By Greg James
Déjà vu might be a good way for me to describe what I see going on in the recreational marijuana world. In the mid ‘90s, my publishing company (then called Countertop Video) made the move from VHS distribution to CD ROM publishing. And, with some expert help and advice from a former Costco software buyer, we jumped into the fray. The CD ROM business was growing at breakneck speed, and everyone from Disney (Disney Interactive) to Microsoft to Simon & Schuster jumped in. Big and little companies competed to get product into Comp USA, Circuit City, Incredible Universe, Egghead and many other ‘90s retail chains. It was a time of huge growth, and a free-for-all “gold rush” mentality in a sexy new business.
Sound familiar?
What happened next was a textbook case of what not to do in a gold rush: The venture capital companies funded plenty of really bad start-ups with questionable business plans, valuations went sky-high on developers with little or no revenues, and those that did have real products agreed to crazy deals to get onto store shelves. The whole industry operated in a way that defied common sense and proven business practices. In short, it was lunacy, and few noticed.
At Topics Entertainment (Countertop Video’s new name), we were faced with a dilemma: Join the madness, and give retail chains like Comp USA $25,000 in “slotting fees” to get $20,000 of product on their store shelves (in theory you made your profit when they re-ordered), or sit back, practice smart business, and wait for the inevitable crash. We mostly chose the latter (with a couple of spectacular exceptions), and waited out the frenzy. It took a lot of discipline. I remember the day my CFO informed me that we’d lost money three years running selling to Office Max. He explained that even though we were shipping them $2-3 million worth of product a year, their high return rates, slow sell through and slotting fees always wiped out our profits at the end of the year. He was right. The numbers didn’t lie. We stopped selling to Office Max, Comp USA and Office Depot around 2006. All three were major accounts. All three were also money losers because of their terms. Our revenues dropped by nearly $10 million in the next couple of years, but at the same time, our profits took a solid jump upward. In the end, the lesson was clear: My CFO was right when he pointed out that losing money for the sake of growth in revenues and exposure was a terrible strategy for a company with finite cash. Today, Topics is one of the very few survivors from that era. Revenues are well below the $60 million peak we hit in 2005, but the company is still operating at a profit, and our focus on the bottom line saved us at a time when most of our competitors believed in growth at all costs.
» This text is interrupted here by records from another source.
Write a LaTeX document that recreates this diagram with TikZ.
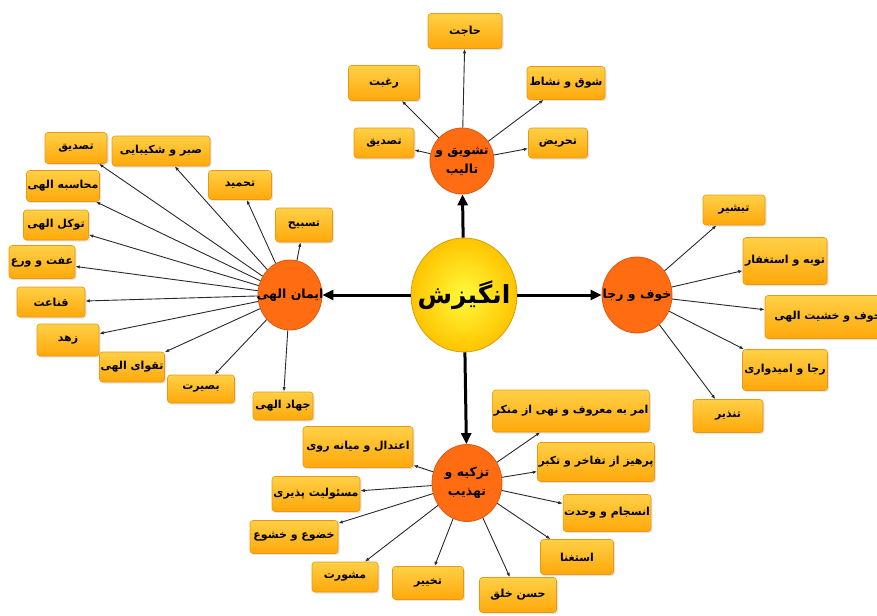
\documentclass[tikz,border=0pt]{standalone}
\usepackage{fontspec}
\TeXXeTstate=1
\newfontfamily\arfont[Script=Arabic]{DejaVu Sans}
\usetikzlibrary{shapes.geometric,shadows,arrows.meta}
\newcommand\rtl[1]{\beginR#1\endR}
\newcommand\zrtl[1]{\makebox[0pt]{\beginR#1\endR}}
\definecolor{boxtop}{RGB}{255,208,70}
\definecolor{boxbot}{RGB}{255,168,10}
\definecolor{boxline}{RGB}{232,152,20}
\definecolor{circfill}{RGB}{255,108,18}
\definecolor{circline}{RGB}{222,88,20}
\definecolor{yelin}{RGB}{255,250,60}
\definecolor{yelout}{RGB}{255,196,0}
\definecolor{yelline}{RGB}{215,160,0}
\definecolor{arrgray}{RGB}{40,40,50}
\tikzset{
  box/.style={rectangle, rounded corners=3pt, draw=boxline, line width=0.6pt,
    top color=boxtop, bottom color=boxbot,
    drop shadow={opacity=0.22, shadow xshift=1.5pt, shadow yshift=-1.5pt},
    font=\arfont\bfseries\fontsize{11}{13}\selectfont, inner sep=1pt, text=black},
  sub/.style={ellipse, draw=circline, fill=circfill, line width=0.8pt, inner sep=0pt,
    align=center, font=\arfont\bfseries\fontsize{12.5}{19}\selectfont, text=black},
  mainc/.style={ellipse, draw=yelline, line width=0.8pt, inner sep=0pt,
    inner color=yelin, outer color=yelout,
    font=\arfont\bfseries\fontsize{25}{28}\selectfont, text=black},
  arr/.style={-{Latex[length=4.5pt,width=3.4pt]}, line width=0.9pt, draw=arrgray},
  big/.style={-{Triangle[length=11pt,width=10pt]}, line width=3pt, draw=black},
}
\begin{document}
\begin{tikzpicture}[x=1pt,y=-1pt]
\useasboundingbox (0,0) rectangle (877,615);
% circles
\node[mainc, minimum width=106, minimum height=114] (angiz) at (464,295) {\zrtl{انگیزش}};
\node[sub, minimum width=64, minimum height=66] (tash) at (462,161) {\zrtl{تشویق و}\\\zrtl{تالیب}};
\node[sub, minimum width=64, minimum height=70] (iman) at (290,295) {\zrtl{ایمان الهی}};
\node[sub, minimum width=70, minimum height=76] (khof) at (637,295) {\zrtl{خوف و رجا}};
\node[sub, minimum width=70, minimum height=77] (tazk) at (467,483) {\zrtl{تزکیه و}\\\zrtl{تهذیب}};
% top boxes
\node[box, minimum width=74, minimum height=35] (hajat) at (465,31) {\rtl{حاجت}};
\node[box, minimum width=71, minimum height=35] (raghbat) at (384,83) {\rtl{رغبت}};
\node[box, minimum width=78, minimum height=33] (shoq) at (566,83) {\rtl{شوق و نشاط}};
\node[box, minimum width=60, minimum height=30] (tasdiqa) at (384,143) {\rtl{تصدیق}};
\node[box, minimum width=59, minimum height=30] (tahriz) at (558,143) {\rtl{تحریض}};
% left boxes
\node[box, minimum width=62, minimum height=31] (tasdiqb) at (76,148) {\rtl{تصدیق}};
\node[box, minimum width=98, minimum height=30] (sabr) at (161,151) {\rtl{صبر و شکیبایی}};
\node[box, minimum width=73, minimum height=31] (mohasebe) at (63,186) {\rtl{محاسبه الهی}};
\node[box, minimum width=63, minimum height=29] (tahmid) at (240,185) {\rtl{تحمید}};
\node[box, minimum width=57, minimum height=34] (tasbih) at (304,225) {\rtl{تسبیح}};
\node[box, minimum width=65, minimum height=30] (tavakkol) at (56,225) {\rtl{توکل الهی}};
\node[box, minimum width=66, minimum height=33] (effat) at (42,262) {\rtl{عفت و ورع}};
\node[box, minimum width=68, minimum height=30] (ghanaat) at (51,302) {\rtl{قناعت}};
\node[box, minimum width=62, minimum height=32] (zohd) at (68,340) {\rtl{زهد}};
\node[box, minimum width=59, minimum height=30] (taqva) at (132,367) {\rtl{تقوای الهی}};
\node[box, minimum width=67, minimum height=28] (basirat) at (201,389) {\rtl{بصیرت}};
\node[box, minimum width=60, minimum height=28] (jahad) at (283,406) {\rtl{جهاد الهی}};
% right boxes
\node[box, minimum width=62, minimum height=30] (tabshir) at (734,210) {\rtl{تبشیر}};
\node[box, minimum width=84, minimum height=47] (tobe) at (785,261) {\rtl{توبه و استغفار}};
\node[box, minimum width=126, minimum height=43] (khashiat) at (828,317) {\rtl{خوف و خشیت الهی}};
\node[box, minimum width=85, minimum height=41] (raja) at (785,370) {\rtl{رجا و امیدواری}};
\node[box, minimum width=70, minimum height=33] (tanzir) at (728,416) {\rtl{تنذیر}};
% bottom boxes
\node[box, minimum width=152, minimum height=42] (amr) at (571,411) {\rtl{امر به معروف و نهی از منکر}};
\node[box, minimum width=112, minimum height=39] (parhiz) at (596,462) {\rtl{پرهیز از تفاخر و تکبر}};
\node[box, minimum width=84, minimum height=37] (ensejam) at (607,513) {\rtl{انسجام و وحدت}};
\node[box, minimum width=73, minimum height=35] (esteghna) at (577,557) {\rtl{استغنا}};
\node[box, minimum width=77, minimum height=35] (hosn) at (518,595) {\rtl{حسن خلق}};
\node[box, minimum width=71, minimum height=33] (takhyir) at (428,583) {\rtl{تخییر}};
\node[box, minimum width=66, minimum height=30] (mashvarat) at (345,577) {\rtl{مشورت}};
\node[box, minimum width=88, minimum height=33] (khozu) at (294,537) {\rtl{خضوع و خشوع}};
\node[box, minimum width=88, minimum height=35] (masuliat) at (316,494) {\rtl{مسئولیت پذیری}};
\node[box, minimum width=110, minimum height=41] (etedal) at (358,447) {\rtl{اعتدال و میانه روی}};
% thick arrows
\draw[big] (angiz) -- (tash);
\draw[big] (angiz) -- (iman);
\draw[big] (angiz) -- (khof);
\draw[big] (angiz) -- (tazk);
% thin arrows
\foreach \t in {hajat,raghbat,shoq,tasdiqa,tahriz} \draw[arr] (tash) -- (\t);
\foreach \t in {tasdiqb,sabr,mohasebe,tahmid,tasbih,tavakkol,effat,ghanaat,zohd,taqva,basirat,jahad} \draw[arr] (iman) -- (\t);
\foreach \t in {tabshir,tobe,khashiat,raja,tanzir} \draw[arr] (khof) -- (\t);
\foreach \t in {amr,parhiz,ensejam,esteghna,hosn,takhyir,mashvarat,khozu,masuliat,etedal} \draw[arr] (tazk) -- (\t);
\end{tikzpicture}
\end{document}
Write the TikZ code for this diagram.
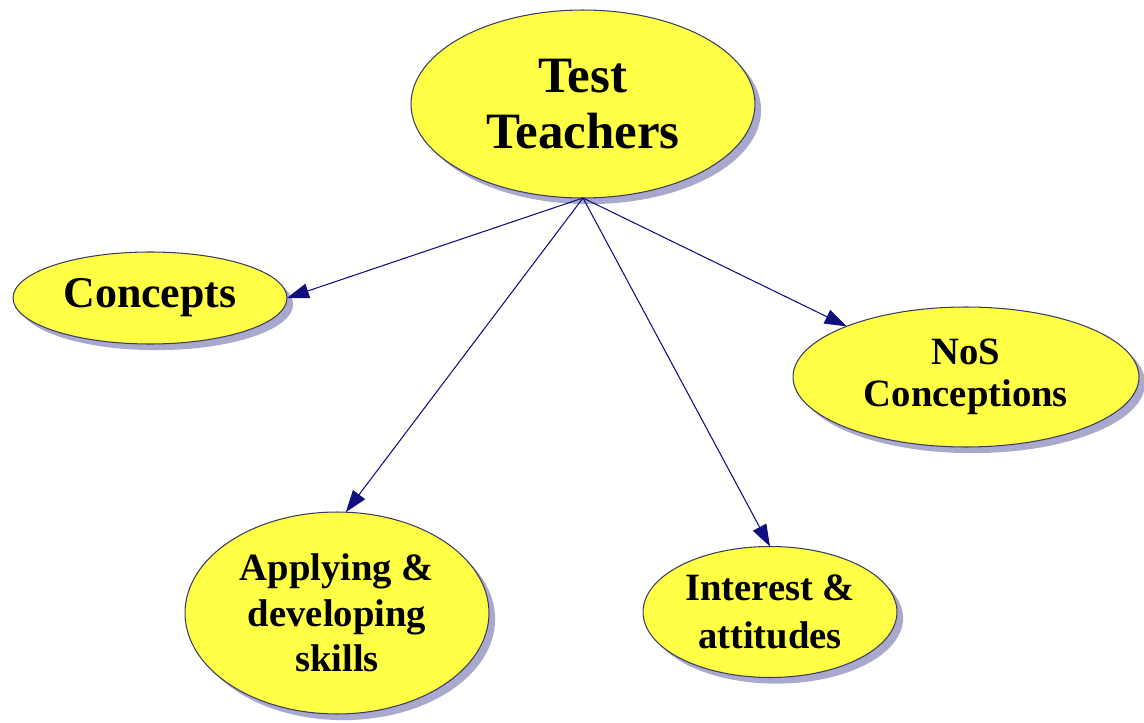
\documentclass[tikz,border=0pt]{standalone}
\usepackage{fontspec}
\setmainfont{Liberation Serif}
\usetikzlibrary{shapes.geometric,arrows.meta,shadows}
\definecolor{bubble}{RGB}{255,255,70}
\definecolor{rim}{RGB}{60,60,95}
\definecolor{linkblue}{RGB}{15,15,125}
\definecolor{shade}{RGB}{140,140,190}
\tikzset{
	topic/.style={
		ellipse,
		draw=rim,
		fill=bubble,
		line width=0.6pt,
		inner sep=1pt,
		outer sep=0pt,
		align=center,
		font=\bfseries\fontsize{22}{26}\selectfont,
		drop shadow={shadow xshift=3.5pt,shadow yshift=-3.5pt,fill=shade,opacity=0.75}
	},
	relation/.style={
		draw=linkblue,
		line width=0.6pt,
		-{Triangle[length=0.44cm,width=0.3cm]}
	}
}
\begin{document}
\begin{tikzpicture}[x=0.02cm,y=-0.02cm]
	\useasboundingbox (0,0) rectangle (1144,723);
	\node[topic,minimum width=6.88cm,minimum height=3.76cm,
		font=\bfseries\fontsize{29}{32}\selectfont] (teachers) at (583,104) {Test\\Teachers};
	\node[topic,minimum width=5.48cm,minimum height=1.84cm,
		font=\bfseries\fontsize{25}{27}\selectfont] (concepts) at (150,298) {Concepts};
	\node[topic,minimum width=6.92cm,minimum height=2.8cm,
		font=\bfseries\fontsize{22}{24}\selectfont] (nos) at (966,377) {NoS\\Conceptions};
	\node[topic,minimum width=6.08cm,minimum height=4.04cm] (skills) at (337,613) {Applying \&\\developing\\skills};
	\node[topic,minimum width=5.08cm,minimum height=2.62cm,
		font=\bfseries\fontsize{22}{27}\selectfont] (attitudes) at (770,612) {Interest \&\\attitudes};
	% all links leave from the bottom of the top bubble
	\foreach \target/\side in {concepts/east,skills/85,attitudes/north,nos/157}
		\draw[relation] (teachers.south) -- (\target.\side);
\end{tikzpicture}
\end{document}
The lessons I learned back then apply to everyone in the rapidly growing, and sexy new marijuana industry.
- Listen to your CFO/accountant, and if you don’t have one, get one. He or she will be much more valuable to your business in the long run than a “master grower.”
- Bad deals are bad deals, and the old joke about “we’re losing money on each sale, but we’ll make it up in volume,” still applies.
- Avoid getting sucked in by hype. If your competitors bite on stupid deals, let them. In the end, you’ll win by sticking to sound business practices. It takes lots of discipline, but you’ll be a survivor.
Incidentally, more than a year ago, I asked that same CFO, to review the rules and regulations associated with I-502 and legal marijuana. His conclusion: Success would come to those who paid close attention to detail, watched their overhead costs, and carefully managed capital.